## [Directions for this task]
Only the lines from the start of the data to the line containing "const toPoints = arr", both included, should be output, exactly and without pictures.
— begin Dataset excerpt —
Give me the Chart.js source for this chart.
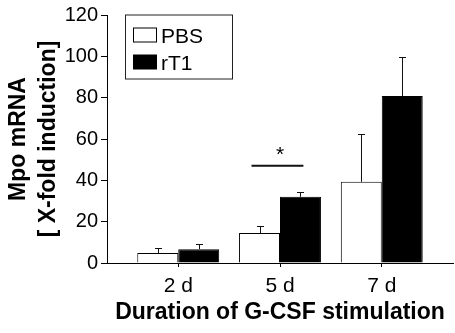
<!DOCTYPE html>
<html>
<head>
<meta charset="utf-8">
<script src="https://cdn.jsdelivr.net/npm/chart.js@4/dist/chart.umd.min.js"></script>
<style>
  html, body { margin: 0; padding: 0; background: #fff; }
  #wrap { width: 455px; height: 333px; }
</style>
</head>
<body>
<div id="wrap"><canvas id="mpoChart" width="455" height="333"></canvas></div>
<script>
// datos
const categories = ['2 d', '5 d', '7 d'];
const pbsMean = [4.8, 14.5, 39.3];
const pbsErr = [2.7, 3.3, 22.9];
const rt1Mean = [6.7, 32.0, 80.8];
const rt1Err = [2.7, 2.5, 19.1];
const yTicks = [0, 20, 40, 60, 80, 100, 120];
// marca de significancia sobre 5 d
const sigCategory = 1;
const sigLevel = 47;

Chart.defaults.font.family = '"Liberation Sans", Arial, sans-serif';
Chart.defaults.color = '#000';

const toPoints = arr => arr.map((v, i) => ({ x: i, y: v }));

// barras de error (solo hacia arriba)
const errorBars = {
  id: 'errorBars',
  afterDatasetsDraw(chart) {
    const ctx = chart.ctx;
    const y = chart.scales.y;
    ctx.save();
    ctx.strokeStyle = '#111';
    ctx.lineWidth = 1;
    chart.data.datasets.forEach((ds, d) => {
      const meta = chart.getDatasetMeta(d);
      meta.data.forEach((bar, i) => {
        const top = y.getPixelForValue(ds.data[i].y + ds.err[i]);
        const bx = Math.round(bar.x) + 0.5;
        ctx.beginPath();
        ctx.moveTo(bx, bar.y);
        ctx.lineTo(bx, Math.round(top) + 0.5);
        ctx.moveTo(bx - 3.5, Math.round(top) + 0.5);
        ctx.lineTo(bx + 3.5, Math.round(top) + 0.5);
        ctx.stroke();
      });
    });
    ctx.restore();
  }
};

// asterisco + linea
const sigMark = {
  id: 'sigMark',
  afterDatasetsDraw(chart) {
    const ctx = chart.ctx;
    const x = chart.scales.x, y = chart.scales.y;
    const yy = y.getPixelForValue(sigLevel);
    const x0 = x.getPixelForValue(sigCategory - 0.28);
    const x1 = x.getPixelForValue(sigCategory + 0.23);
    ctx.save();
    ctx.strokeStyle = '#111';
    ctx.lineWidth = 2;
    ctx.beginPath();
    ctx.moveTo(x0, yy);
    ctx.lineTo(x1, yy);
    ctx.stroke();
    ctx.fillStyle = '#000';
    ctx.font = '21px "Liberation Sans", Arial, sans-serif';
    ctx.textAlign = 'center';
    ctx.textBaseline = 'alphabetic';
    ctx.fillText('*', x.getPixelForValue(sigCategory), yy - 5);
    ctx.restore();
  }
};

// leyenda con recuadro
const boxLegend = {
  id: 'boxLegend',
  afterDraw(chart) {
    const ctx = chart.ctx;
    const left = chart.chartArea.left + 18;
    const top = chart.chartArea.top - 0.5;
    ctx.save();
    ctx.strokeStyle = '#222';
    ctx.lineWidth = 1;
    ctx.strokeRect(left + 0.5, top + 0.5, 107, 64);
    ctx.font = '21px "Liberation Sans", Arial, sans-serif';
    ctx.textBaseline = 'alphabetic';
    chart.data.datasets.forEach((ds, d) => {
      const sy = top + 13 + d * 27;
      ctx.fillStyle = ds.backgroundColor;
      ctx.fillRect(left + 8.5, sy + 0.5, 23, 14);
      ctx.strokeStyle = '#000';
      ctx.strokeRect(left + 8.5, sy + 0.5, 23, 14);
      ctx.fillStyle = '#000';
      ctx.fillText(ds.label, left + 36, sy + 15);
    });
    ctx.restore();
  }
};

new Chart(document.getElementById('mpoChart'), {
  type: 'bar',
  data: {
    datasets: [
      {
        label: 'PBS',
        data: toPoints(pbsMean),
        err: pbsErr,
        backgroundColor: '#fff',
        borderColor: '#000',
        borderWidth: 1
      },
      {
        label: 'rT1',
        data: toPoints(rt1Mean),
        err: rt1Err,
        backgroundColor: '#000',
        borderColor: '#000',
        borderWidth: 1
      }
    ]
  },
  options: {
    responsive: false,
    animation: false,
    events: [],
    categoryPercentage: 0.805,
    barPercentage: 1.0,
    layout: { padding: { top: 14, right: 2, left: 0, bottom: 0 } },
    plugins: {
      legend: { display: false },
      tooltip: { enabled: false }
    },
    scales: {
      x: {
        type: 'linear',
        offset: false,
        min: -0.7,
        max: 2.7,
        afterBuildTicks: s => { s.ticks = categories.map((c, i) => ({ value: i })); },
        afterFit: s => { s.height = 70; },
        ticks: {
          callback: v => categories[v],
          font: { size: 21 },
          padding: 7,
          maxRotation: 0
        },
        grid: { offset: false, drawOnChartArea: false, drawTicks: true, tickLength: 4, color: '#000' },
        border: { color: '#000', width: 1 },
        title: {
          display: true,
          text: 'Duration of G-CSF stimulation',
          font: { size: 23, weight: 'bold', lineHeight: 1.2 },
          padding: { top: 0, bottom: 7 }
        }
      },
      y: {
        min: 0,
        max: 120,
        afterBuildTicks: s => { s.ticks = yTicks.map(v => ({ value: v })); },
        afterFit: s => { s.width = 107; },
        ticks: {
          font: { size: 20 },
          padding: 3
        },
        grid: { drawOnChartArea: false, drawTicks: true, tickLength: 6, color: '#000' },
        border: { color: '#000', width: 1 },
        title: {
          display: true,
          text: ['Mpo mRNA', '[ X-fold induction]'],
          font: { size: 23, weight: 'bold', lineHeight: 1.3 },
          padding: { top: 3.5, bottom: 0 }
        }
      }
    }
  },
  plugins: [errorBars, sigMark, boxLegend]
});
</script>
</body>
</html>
— end Dataset excerpt —
## [Expected answer]
Give me the Chart.js source for this chart.
<!DOCTYPE html>
<html>
<head>
<meta charset="utf-8">
<script src="https://cdn.jsdelivr.net/npm/chart.js@4/dist/chart.umd.min.js"></script>
<style>
  html, body { margin: 0; padding: 0; background: #fff; }
  #wrap { width: 455px; height: 333px; }
</style>
</head>
<body>
<div id="wrap"><canvas id="mpoChart" width="455" height="333"></canvas></div>
<script>
// datos
const categories = ['2 d', '5 d', '7 d'];
const pbsMean = [4.8, 14.5, 39.3];
const pbsErr = [2.7, 3.3, 22.9];
const rt1Mean = [6.7, 32.0, 80.8];
const rt1Err = [2.7, 2.5, 19.1];
const yTicks = [0, 20, 40, 60, 80, 100, 120];
// marca de significancia sobre 5 d
const sigCategory = 1;
const sigLevel = 47;

Chart.defaults.font.family = '"Liberation Sans", Arial, sans-serif';
Chart.defaults.color = '#000';

const toPoints = arr => arr.map((v, i) => ({ x: i, y: v }));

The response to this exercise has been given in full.